Decision Rights Over Reporting Lines
The fix was embarrassingly simple. I wrote a single document that listed every major system, every cross-cutting concern, and every recurring decision type. Next to each one, I wrote a name. Not a team. A name. One human being who could say yes or no.
- Payment processing pipeline: owned by Sarah, including schema changes, retry policies, and vendor integrations
- CI/CD pipeline and deployment tooling: owned by Marcus, including build times, flaky test policy, and release cadence
- Database schema and migration strategy: owned by me, because the consequences of a bad migration at our scale are existential
- API design standards and breaking change policy: owned by James, who had the best instinct for downstream consumer impact
- Infrastructure cost and capacity planning: owned by Sarah with quarterly review from me
The document was two pages. It took an afternoon to write. It replaced six months of quarterly reorgs.
What Actually Changed
Three things happened immediately. First, decisions got faster. When someone asked who should approve a schema change, the answer was in a document, not in a Slack thread that pinged four people and got zero responses. Second, accountability became real.

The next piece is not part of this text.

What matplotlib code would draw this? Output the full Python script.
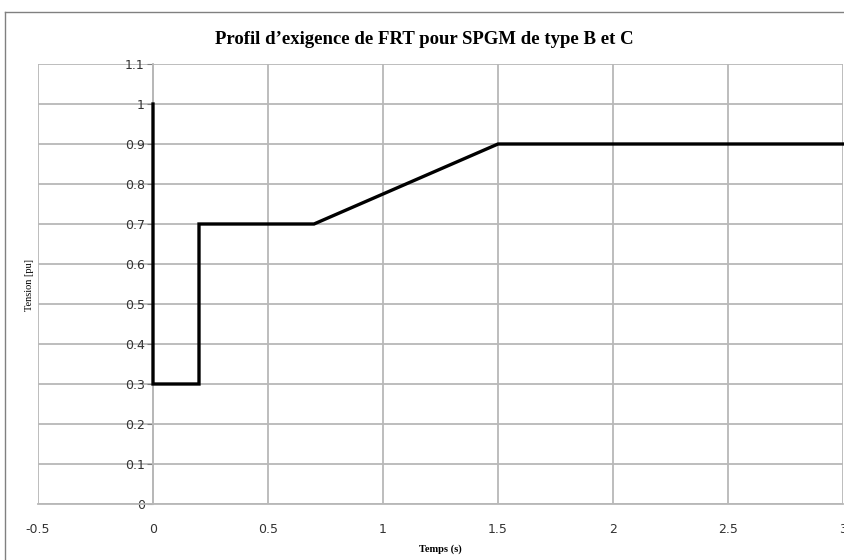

When a system broke, we did not play the team-boundary blame game. We had a name. That name had context, history, and motivation to fix it permanently.
Third, and most importantly, people stopped waiting for permission. When ownership is ambiguous, senior engineers default to caution. They ask before acting. They schedule meetings to align. They write proposals that sit in review for weeks. When ownership is explicit, the owner just decides. Speed comes from clarity, not from reorganization.
The Org Chart Stabilized on Its Own
Once decision rights were explicit, the reporting structure stopped mattering as much. People still reported to the same managers. Teams still had the same names. But the invisible wiring that actually determines how work flows through an organization was finally documented and defended.
I have not redrawn the org chart in eight months. Not because the organization is perfect but because the problems we face now are real engineering problems, not coordination theater. When someone proposes a reorg, my first question is always the same: what decision is being made badly, and who should own it? If you can answer that question, you rarely need to move anyone.
This is the phase where individual scars finally turned into repeatable operating principles. I cared less about sounding clever and more about leaving behind a system that stayed sane without me in the room. That is how I build lifeos and bisen-apps too.
Org charts describe reporting relationships. Decision rights describe how work actually flows. Fix the second before you touch the first.
The Windsurf acquisition by Cognition for $250M happened around this time, and it mirrored what I was learning internally. Consolidation in AI tooling was happening because unclear boundaries between competing tools created the same coordination failures that unclear ownership creates inside organizations. The pattern scales from four-person teams to entire industries.
Two years in, and the lesson is simple. If you are restructuring your organization more than once a year, you do not have a structure problem. You have an ownership problem. Write down who owns what. Defend those boundaries. Stop redrawing boxes.
The stability that followed the ownership framework surprised everyone, including me. Engineers stopped asking who owns this and started asking how should we improve this. The shift in language reflected a shift in mindset. Clear ownership does not mean rigid boundaries. It means everyone knows where decisions live, who to escalate to, and what success looks like for their piece of the system. That clarity is worth more than any org chart redesign. The team became more autonomous because they understood their scope, not because I drew better boxes on a slide. Every new engineer who joins now reads the ownership document in their first week, and within a month they are making decisions without asking permission. That is the compounding return of getting ownership right.